Problem to work on. Only one stretch of the data below should be repeated: the lines from the line containing "Write the matplotlib code for this chart." through the line containing "return np.interp(v, strikes, idx)", inclusive, exactly as they are.

Extracted material.
..........
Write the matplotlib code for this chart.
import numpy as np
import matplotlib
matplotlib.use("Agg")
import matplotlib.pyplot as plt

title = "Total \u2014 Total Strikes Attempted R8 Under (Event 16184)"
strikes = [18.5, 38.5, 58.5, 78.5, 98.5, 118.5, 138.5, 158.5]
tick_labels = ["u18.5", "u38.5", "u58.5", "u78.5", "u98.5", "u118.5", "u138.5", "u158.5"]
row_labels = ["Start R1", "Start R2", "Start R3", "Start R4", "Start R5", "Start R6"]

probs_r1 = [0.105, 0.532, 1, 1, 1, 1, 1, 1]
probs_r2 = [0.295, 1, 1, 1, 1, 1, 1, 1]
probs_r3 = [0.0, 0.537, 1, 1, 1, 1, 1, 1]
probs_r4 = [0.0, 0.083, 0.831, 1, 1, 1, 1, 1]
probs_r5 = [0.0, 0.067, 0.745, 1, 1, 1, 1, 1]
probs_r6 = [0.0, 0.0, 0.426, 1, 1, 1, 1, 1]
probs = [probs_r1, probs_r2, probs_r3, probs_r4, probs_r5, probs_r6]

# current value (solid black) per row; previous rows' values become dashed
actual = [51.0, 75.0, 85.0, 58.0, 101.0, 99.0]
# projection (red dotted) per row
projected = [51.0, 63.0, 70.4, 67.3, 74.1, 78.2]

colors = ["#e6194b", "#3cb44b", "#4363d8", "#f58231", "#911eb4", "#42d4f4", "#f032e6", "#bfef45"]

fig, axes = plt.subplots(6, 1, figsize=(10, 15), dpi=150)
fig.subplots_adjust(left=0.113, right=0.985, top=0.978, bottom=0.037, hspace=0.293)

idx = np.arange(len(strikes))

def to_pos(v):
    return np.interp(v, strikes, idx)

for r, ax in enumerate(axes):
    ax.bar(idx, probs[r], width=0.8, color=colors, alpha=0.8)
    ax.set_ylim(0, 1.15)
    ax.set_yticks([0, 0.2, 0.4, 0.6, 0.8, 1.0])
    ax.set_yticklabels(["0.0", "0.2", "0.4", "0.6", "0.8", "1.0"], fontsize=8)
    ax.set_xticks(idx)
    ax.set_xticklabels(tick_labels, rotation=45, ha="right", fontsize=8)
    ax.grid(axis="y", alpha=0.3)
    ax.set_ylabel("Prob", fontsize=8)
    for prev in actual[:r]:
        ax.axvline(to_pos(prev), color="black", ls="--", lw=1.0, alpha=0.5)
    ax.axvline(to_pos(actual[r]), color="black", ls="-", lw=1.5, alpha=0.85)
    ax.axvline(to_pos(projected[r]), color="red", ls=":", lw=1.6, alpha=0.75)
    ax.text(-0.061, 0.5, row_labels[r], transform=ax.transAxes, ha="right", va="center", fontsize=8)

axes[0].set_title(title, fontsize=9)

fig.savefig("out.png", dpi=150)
..........
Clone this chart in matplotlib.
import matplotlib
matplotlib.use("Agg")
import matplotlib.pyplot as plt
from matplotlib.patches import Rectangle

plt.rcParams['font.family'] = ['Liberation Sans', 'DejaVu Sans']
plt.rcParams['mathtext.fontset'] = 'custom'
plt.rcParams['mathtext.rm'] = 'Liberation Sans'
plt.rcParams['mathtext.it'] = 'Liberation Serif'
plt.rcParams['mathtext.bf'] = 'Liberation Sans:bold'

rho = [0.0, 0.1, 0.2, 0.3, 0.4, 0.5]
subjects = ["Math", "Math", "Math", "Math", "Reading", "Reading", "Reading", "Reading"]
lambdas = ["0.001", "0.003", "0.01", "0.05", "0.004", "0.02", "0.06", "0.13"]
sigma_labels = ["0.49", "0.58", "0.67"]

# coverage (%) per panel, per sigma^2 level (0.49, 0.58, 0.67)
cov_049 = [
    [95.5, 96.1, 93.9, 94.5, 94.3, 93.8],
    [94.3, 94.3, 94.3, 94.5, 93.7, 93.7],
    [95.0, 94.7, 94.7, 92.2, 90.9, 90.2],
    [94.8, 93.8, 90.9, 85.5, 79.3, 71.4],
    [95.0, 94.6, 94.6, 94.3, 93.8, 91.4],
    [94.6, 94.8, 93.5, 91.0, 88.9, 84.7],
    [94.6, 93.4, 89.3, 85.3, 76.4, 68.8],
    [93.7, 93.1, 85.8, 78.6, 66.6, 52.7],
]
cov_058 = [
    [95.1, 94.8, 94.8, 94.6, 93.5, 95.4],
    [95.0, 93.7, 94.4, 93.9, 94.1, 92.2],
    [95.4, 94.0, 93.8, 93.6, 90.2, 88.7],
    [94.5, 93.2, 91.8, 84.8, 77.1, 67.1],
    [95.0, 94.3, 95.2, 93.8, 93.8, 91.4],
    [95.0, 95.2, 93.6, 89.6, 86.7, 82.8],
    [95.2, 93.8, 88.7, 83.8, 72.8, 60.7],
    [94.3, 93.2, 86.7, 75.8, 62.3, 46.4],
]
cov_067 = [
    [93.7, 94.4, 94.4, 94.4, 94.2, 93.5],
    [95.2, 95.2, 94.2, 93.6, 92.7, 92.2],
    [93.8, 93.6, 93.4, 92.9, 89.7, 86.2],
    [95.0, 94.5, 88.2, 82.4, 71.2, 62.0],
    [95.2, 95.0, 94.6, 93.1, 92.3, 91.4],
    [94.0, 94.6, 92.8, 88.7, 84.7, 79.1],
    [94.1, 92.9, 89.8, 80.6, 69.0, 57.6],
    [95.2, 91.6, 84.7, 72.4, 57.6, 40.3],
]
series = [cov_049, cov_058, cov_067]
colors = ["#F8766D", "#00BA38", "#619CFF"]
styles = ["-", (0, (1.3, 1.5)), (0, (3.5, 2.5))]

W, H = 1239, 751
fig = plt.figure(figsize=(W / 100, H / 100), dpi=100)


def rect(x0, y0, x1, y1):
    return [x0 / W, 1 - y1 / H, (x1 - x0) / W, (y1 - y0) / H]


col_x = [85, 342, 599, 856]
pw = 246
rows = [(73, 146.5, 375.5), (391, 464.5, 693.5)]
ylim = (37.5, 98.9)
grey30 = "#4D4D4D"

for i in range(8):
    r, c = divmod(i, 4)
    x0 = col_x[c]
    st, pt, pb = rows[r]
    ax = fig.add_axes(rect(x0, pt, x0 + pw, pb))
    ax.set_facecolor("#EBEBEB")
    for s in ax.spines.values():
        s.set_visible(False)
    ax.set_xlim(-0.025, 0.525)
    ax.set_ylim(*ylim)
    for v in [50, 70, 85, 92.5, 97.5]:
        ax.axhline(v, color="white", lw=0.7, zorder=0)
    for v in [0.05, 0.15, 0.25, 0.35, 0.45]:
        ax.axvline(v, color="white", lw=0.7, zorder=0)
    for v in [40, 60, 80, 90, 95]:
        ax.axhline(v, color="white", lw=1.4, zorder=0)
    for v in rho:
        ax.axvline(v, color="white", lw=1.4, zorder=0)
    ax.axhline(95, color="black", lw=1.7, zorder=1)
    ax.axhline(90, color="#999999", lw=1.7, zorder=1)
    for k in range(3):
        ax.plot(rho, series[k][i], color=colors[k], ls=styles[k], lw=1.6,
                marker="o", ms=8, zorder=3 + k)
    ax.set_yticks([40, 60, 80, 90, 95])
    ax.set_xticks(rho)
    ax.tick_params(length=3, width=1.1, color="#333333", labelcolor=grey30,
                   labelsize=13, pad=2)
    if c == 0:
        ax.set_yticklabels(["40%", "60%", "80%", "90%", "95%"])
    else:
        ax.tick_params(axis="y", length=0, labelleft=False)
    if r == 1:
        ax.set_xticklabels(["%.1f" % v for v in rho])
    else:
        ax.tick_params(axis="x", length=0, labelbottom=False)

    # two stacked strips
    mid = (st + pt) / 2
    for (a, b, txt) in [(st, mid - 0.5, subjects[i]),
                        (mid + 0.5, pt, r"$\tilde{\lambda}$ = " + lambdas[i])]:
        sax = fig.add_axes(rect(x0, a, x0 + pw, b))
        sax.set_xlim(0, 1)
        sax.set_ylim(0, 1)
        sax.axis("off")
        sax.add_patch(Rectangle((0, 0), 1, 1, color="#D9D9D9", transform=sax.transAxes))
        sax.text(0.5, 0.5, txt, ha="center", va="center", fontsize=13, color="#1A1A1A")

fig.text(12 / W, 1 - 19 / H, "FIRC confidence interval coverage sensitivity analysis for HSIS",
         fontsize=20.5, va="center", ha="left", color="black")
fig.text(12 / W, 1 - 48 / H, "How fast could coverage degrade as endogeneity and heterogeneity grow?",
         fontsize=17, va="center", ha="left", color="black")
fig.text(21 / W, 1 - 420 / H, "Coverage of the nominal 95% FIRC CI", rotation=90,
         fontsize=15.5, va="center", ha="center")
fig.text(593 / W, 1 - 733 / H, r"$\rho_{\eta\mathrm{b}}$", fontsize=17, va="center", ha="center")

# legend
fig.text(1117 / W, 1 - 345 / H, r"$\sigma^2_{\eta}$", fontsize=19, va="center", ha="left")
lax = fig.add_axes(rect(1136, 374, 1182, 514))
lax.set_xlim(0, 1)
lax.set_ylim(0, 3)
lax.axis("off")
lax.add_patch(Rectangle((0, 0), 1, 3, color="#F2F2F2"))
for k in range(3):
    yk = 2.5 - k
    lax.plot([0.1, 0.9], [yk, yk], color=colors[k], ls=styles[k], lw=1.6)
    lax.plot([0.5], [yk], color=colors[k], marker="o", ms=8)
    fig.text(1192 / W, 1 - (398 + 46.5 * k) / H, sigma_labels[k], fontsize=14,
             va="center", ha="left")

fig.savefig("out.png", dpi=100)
..........
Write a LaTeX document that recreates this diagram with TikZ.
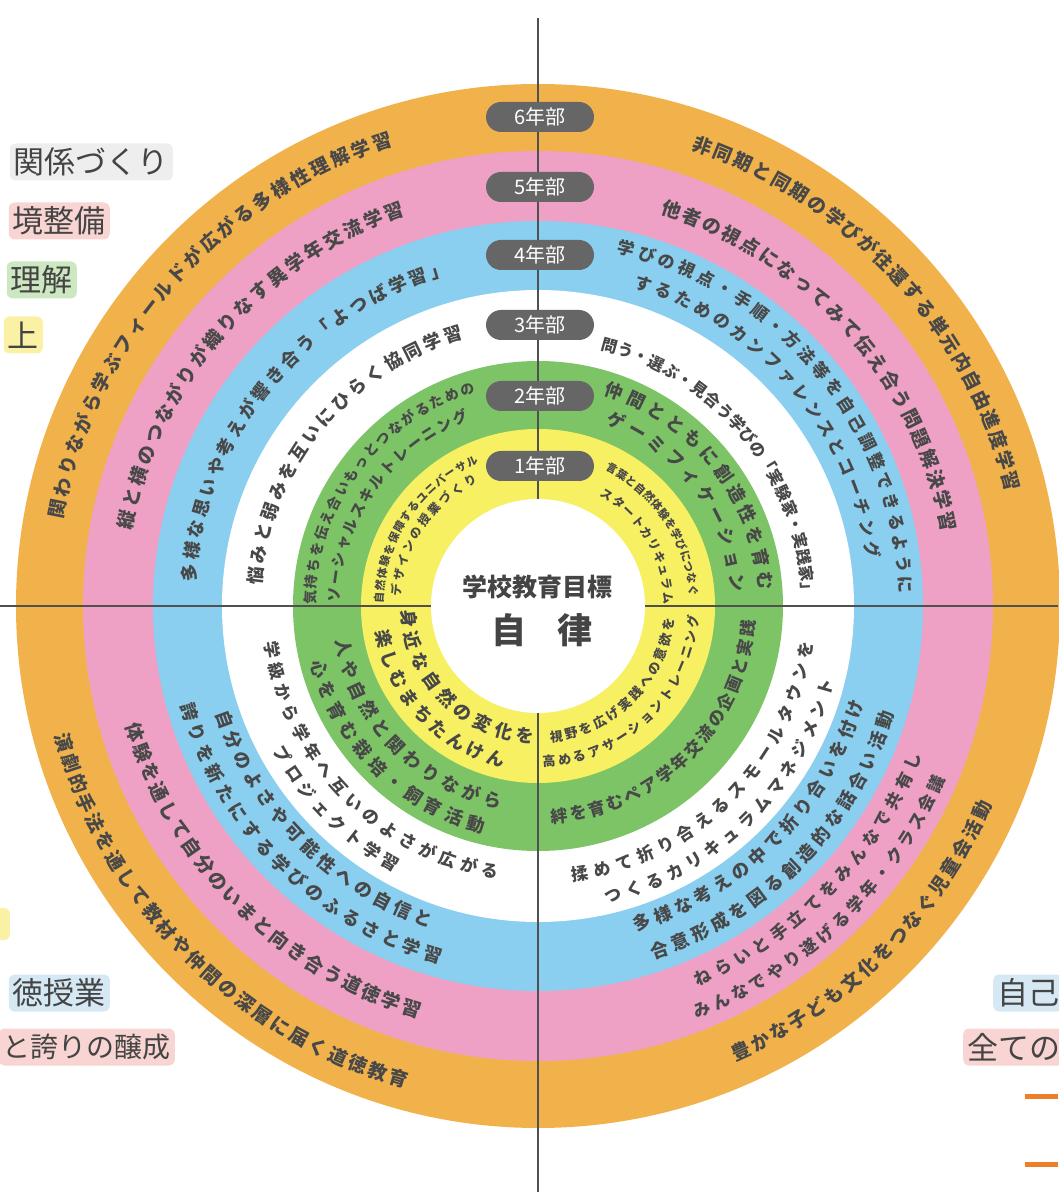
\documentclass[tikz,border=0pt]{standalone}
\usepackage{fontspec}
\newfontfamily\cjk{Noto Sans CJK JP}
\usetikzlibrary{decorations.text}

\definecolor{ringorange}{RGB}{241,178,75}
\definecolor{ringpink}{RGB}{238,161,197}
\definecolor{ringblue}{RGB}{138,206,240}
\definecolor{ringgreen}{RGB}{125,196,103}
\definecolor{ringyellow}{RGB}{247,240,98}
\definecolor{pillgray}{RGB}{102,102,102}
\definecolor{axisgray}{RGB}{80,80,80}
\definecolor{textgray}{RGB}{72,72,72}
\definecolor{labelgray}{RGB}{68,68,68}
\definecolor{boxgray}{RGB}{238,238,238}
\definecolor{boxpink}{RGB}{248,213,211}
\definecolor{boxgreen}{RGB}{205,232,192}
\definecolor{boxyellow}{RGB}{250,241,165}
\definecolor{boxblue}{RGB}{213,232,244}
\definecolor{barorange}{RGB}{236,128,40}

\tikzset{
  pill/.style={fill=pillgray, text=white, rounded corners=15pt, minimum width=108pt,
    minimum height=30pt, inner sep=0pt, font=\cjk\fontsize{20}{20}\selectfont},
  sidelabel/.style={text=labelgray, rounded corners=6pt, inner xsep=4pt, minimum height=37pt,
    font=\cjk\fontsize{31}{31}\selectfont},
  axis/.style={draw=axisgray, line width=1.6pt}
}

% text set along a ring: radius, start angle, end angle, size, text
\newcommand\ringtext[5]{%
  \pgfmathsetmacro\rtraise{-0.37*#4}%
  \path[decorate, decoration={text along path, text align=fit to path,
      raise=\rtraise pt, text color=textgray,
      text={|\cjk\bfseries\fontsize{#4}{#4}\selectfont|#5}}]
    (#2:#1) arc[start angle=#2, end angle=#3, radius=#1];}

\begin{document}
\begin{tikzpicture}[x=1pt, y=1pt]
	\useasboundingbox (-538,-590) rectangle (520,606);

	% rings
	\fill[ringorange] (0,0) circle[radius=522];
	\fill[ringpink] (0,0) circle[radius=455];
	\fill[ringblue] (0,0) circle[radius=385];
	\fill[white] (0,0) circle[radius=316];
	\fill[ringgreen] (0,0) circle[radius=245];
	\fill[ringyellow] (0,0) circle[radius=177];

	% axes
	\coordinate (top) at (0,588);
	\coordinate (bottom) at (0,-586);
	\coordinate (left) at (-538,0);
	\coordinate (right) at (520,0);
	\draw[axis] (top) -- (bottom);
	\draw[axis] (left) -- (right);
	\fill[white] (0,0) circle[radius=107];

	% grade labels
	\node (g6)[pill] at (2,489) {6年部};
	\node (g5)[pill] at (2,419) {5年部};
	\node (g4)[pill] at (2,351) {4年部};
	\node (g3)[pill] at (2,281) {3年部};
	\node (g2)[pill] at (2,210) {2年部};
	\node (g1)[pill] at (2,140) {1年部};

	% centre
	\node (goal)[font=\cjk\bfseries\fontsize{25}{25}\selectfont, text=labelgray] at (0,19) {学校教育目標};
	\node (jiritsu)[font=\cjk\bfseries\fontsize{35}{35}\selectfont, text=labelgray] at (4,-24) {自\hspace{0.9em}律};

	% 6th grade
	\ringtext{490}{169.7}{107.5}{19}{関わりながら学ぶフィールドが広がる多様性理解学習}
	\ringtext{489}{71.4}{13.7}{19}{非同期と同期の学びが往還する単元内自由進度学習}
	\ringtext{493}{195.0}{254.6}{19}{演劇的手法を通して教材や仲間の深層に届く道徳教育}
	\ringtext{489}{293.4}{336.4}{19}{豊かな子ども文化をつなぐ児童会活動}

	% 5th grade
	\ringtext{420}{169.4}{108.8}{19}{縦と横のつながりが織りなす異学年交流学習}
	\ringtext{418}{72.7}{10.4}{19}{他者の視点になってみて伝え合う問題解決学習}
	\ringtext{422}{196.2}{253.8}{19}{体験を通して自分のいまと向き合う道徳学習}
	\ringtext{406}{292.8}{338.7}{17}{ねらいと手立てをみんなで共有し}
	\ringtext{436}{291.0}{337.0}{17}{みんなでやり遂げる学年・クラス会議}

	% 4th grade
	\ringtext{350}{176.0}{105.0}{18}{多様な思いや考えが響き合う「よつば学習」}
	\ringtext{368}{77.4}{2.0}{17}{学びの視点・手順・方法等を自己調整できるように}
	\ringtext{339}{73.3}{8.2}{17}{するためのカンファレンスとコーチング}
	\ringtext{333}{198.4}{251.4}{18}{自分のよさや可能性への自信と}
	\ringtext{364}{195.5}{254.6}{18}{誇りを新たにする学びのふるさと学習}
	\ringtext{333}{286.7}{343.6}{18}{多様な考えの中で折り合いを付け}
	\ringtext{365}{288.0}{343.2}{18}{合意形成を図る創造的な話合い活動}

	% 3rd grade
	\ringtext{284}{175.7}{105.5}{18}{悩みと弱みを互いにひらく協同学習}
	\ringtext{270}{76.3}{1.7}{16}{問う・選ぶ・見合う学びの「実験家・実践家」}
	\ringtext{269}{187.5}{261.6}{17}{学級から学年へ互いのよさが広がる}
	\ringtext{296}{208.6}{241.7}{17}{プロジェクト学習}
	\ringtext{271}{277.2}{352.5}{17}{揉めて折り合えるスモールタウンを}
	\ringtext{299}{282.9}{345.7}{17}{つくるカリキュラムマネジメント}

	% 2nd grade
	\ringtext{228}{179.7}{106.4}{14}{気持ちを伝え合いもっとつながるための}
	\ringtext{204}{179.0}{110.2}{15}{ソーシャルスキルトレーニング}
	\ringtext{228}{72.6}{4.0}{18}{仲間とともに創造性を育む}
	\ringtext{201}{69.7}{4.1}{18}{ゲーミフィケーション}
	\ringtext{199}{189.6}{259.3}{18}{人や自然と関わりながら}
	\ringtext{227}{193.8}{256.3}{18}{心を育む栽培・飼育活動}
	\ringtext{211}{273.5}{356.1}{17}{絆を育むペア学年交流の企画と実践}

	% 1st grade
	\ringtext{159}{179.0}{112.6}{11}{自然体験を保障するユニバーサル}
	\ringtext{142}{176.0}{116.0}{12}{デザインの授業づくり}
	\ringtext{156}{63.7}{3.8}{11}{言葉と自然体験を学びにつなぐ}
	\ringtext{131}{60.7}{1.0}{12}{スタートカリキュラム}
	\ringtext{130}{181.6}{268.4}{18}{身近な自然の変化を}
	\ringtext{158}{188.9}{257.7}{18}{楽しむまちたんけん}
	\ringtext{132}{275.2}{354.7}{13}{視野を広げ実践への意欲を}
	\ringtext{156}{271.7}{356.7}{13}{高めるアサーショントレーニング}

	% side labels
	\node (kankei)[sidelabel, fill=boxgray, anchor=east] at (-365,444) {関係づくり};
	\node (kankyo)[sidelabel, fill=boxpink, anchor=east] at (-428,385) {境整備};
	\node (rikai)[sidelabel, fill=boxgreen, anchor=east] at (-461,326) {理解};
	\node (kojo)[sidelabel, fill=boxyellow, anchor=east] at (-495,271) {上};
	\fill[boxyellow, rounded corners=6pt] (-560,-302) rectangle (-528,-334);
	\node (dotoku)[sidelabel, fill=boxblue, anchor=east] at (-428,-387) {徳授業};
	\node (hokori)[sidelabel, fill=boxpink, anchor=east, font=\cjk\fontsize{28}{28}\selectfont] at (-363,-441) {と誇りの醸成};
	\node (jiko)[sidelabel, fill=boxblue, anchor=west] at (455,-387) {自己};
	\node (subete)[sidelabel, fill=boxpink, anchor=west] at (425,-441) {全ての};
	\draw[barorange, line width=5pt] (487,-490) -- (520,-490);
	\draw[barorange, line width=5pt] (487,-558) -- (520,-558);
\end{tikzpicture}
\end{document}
..........
Complete response.
Write the matplotlib code for this chart.
import numpy as np
import matplotlib
matplotlib.use("Agg")
import matplotlib.pyplot as plt

title = "Total \u2014 Total Strikes Attempted R8 Under (Event 16184)"
strikes = [18.5, 38.5, 58.5, 78.5, 98.5, 118.5, 138.5, 158.5]
tick_labels = ["u18.5", "u38.5", "u58.5", "u78.5", "u98.5", "u118.5", "u138.5", "u158.5"]
row_labels = ["Start R1", "Start R2", "Start R3", "Start R4", "Start R5", "Start R6"]

probs_r1 = [0.105, 0.532, 1, 1, 1, 1, 1, 1]
probs_r2 = [0.295, 1, 1, 1, 1, 1, 1, 1]
probs_r3 = [0.0, 0.537, 1, 1, 1, 1, 1, 1]
probs_r4 = [0.0, 0.083, 0.831, 1, 1, 1, 1, 1]
probs_r5 = [0.0, 0.067, 0.745, 1, 1, 1, 1, 1]
probs_r6 = [0.0, 0.0, 0.426, 1, 1, 1, 1, 1]
probs = [probs_r1, probs_r2, probs_r3, probs_r4, probs_r5, probs_r6]

# current value (solid black) per row; previous rows' values become dashed
actual = [51.0, 75.0, 85.0, 58.0, 101.0, 99.0]
# projection (red dotted) per row
projected = [51.0, 63.0, 70.4, 67.3, 74.1, 78.2]

colors = ["#e6194b", "#3cb44b", "#4363d8", "#f58231", "#911eb4", "#42d4f4", "#f032e6", "#bfef45"]

fig, axes = plt.subplots(6, 1, figsize=(10, 15), dpi=150)
fig.subplots_adjust(left=0.113, right=0.985, top=0.978, bottom=0.037, hspace=0.293)

idx = np.arange(len(strikes))

def to_pos(v):
    return np.interp(v, strikes, idx)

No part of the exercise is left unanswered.